SOURCE MATERIAL:
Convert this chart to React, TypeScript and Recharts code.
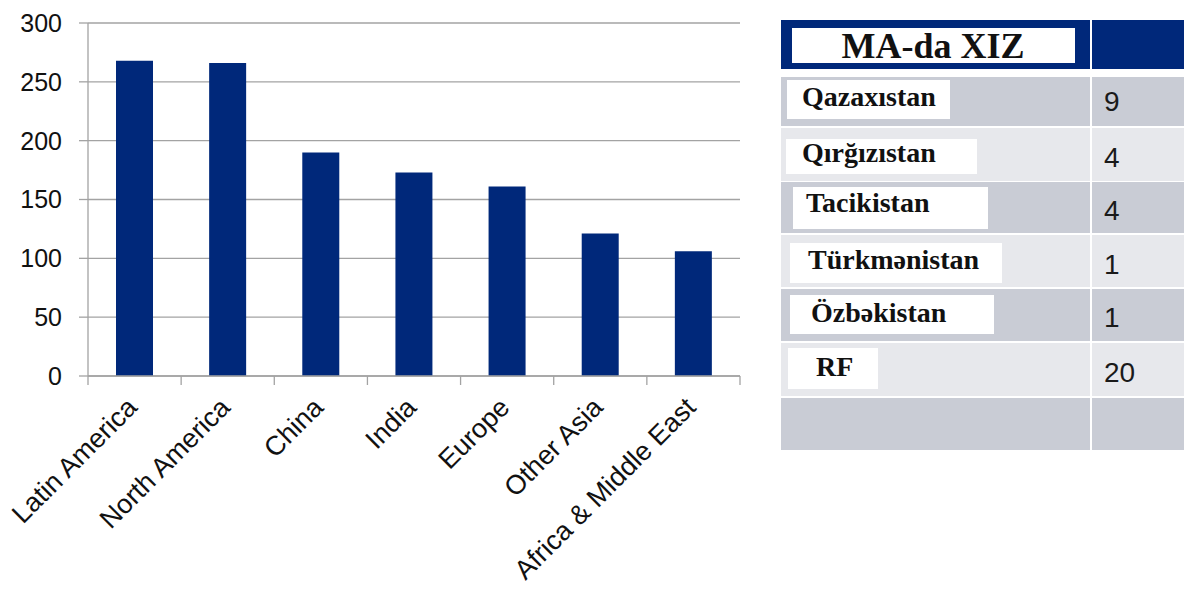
import React from 'react';
import { BarChart, Bar, XAxis, YAxis, CartesianGrid } from 'recharts';

// Chart data
const regions = ['Latin America', 'North America', 'China', 'India', 'Europe', 'Other Asia', 'Africa & Middle East'];
const regionValues = [268, 266, 190, 173, 161, 121, 106];
const yTicks = [0, 50, 100, 150, 200, 250, 300];

// Table data
const tableTitle = 'MA-da XIZ';
const countries = ['Qazaxıstan', 'Qırğızıstan', 'Tacikistan', 'Türkmənistan', 'Özbəkistan', 'RF'];
const counts = ['9', '4', '4', '1', '1', '20'];

const NAVY = '#00287a';
const GRID = '#a3a3a3';
const SANS = '"Liberation Sans", Arial, sans-serif';
const SERIF = '"Liberation Serif", "Times New Roman", serif';

const CHART_W = 760;
const CHART_H = 598;
const PLOT_LEFT = 88;
const PLOT_RIGHT = 740;
const BAND = (PLOT_RIGHT - PLOT_LEFT) / regions.length;

function RegionTick(props: any) {
  const { x, y, payload, index } = props;
  const tx = x + 4;
  const ty = y + 33;
  return (
    <g>
      <line x1={x - BAND / 2} x2={x - BAND / 2} y1={y} y2={y + 9} stroke={GRID} strokeWidth={1.3} />
      {index === regions.length - 1 && (
        <line x1={x + BAND / 2} x2={x + BAND / 2} y1={y} y2={y + 9} stroke={GRID} strokeWidth={1.3} />
      )}
      <text
        x={tx}
        y={ty}
        transform={`rotate(-45 ${tx} ${ty})`}
        textAnchor="end"
        fill="#111"
        fontSize={27}
        fontFamily={SANS}
      >
        {payload.value}
      </text>
    </g>
  );
}

// label box geometry in the table (left, top, width, height, text x, baseline)
const labelBoxes = [
  [787, 80, 163, 39, 802, 106],
  [786, 139, 191, 35, 802, 162],
  [793, 187, 195, 42, 806, 212],
  [790, 243, 212, 40, 808, 269],
  [790, 295, 204, 39, 811, 322],
  [788, 348, 90, 41, 816, 376],
];
const valueBaselines = [111, 167, 220, 274, 327, 382];
const rowTops = [77, 128, 182, 235, 289, 343, 398];
const rowBottoms = [126, 181, 233, 287, 341, 396, 450];

function InfoTable() {
  return (
    <svg width={1184} height={598} style={{ position: 'absolute', left: 0, top: 0 }}>
      <rect x={781} y={20} width={309} height={49} fill={NAVY} />
      <rect x={1092} y={20} width={92} height={49} fill={NAVY} />
      <rect x={792} y={28} width={283} height={35} fill="#fff" />
      <text x={933} y={58} textAnchor="middle" fontFamily={SERIF} fontWeight="bold" fontSize={36} fill="#111">
        {tableTitle}
      </text>
      {rowTops.map((top, i) => {
        const fill = i % 2 === 0 ? '#c9ccd5' : '#e7e8ec';
        return (
          <g key={`row-${i}`}>
            <rect x={781} y={top} width={309} height={rowBottoms[i] - top} fill={fill} />
            <rect x={1092} y={top} width={92} height={rowBottoms[i] - top} fill={fill} />
          </g>
        );
      })}
      {countries.map((name, i) => {
        const [bx, by, bw, bh, tx, tb] = labelBoxes[i];
        return (
          <g key={`label-${i}`}>
            <rect x={bx} y={by} width={bw} height={bh} fill="#fff" />
            <text x={tx} y={tb} fontFamily={SERIF} fontWeight="bold" fontSize={28} fill="#111">
              {name}
            </text>
            <text x={1104} y={valueBaselines[i]} fontFamily={SANS} fontSize={28} fill="#1a1a1a">
              {counts[i]}
            </text>
          </g>
        );
      })}
    </svg>
  );
}

export default function App() {
  const data = regions.map((name, i) => ({ name, value: regionValues[i] }));
  return (
    <div style={{ position: 'fixed', left: 0, top: 0, width: 1184, height: 598, background: '#fff' }}>
      <div style={{ position: 'absolute', left: 0, top: 0 }}>
        <BarChart
          width={CHART_W}
          height={CHART_H}
          data={data}
          margin={{ top: 23, right: CHART_W - PLOT_RIGHT, bottom: 0, left: 0 }}
        >
          <CartesianGrid vertical={false} stroke={GRID} strokeWidth={1.3} />
          <XAxis
            dataKey="name"
            height={222}
            interval={0}
            axisLine={{ stroke: GRID, strokeWidth: 1.3 }}
            tickLine={false}
            tickSize={0}
            tickMargin={0}
            tick={<RegionTick />}
          />
          <YAxis
            domain={[0, 300]}
            ticks={yTicks}
            width={PLOT_LEFT}
            axisLine={{ stroke: GRID, strokeWidth: 1.3 }}
            tickLine={{ stroke: GRID, strokeWidth: 1.3 }}
            tickSize={9}
            tickMargin={17}
            tick={{ fill: '#111', fontSize: 25, fontFamily: SANS }}
          />
          <Bar dataKey="value" fill={NAVY} barSize={37} isAnimationActive={false} />
        </BarChart>
      </div>
      <InfoTable />
    </div>
  );
}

YOUR OBJECTIVE: Write out exactly the lines between the start of the data and the line with "const BAND = (PLOT_RIGHT", including both, but none of the pictures.

SOLUTION TO THIS TASK:
Convert this chart to React, TypeScript and Recharts code.
import React from 'react';
import { BarChart, Bar, XAxis, YAxis, CartesianGrid } from 'recharts';

// Chart data
const regions = ['Latin America', 'North America', 'China', 'India', 'Europe', 'Other Asia', 'Africa & Middle East'];
const regionValues = [268, 266, 190, 173, 161, 121, 106];
const yTicks = [0, 50, 100, 150, 200, 250, 300];

// Table data
const tableTitle = 'MA-da XIZ';
const countries = ['Qazaxıstan', 'Qırğızıstan', 'Tacikistan', 'Türkmənistan', 'Özbəkistan', 'RF'];
const counts = ['9', '4', '4', '1', '1', '20'];

const NAVY = '#00287a';
const GRID = '#a3a3a3';
const SANS = '"Liberation Sans", Arial, sans-serif';
const SERIF = '"Liberation Serif", "Times New Roman", serif';

const CHART_W = 760;
const CHART_H = 598;
const PLOT_LEFT = 88;
const PLOT_RIGHT = 740;
const BAND = (PLOT_RIGHT - PLOT_LEFT) / regions.length;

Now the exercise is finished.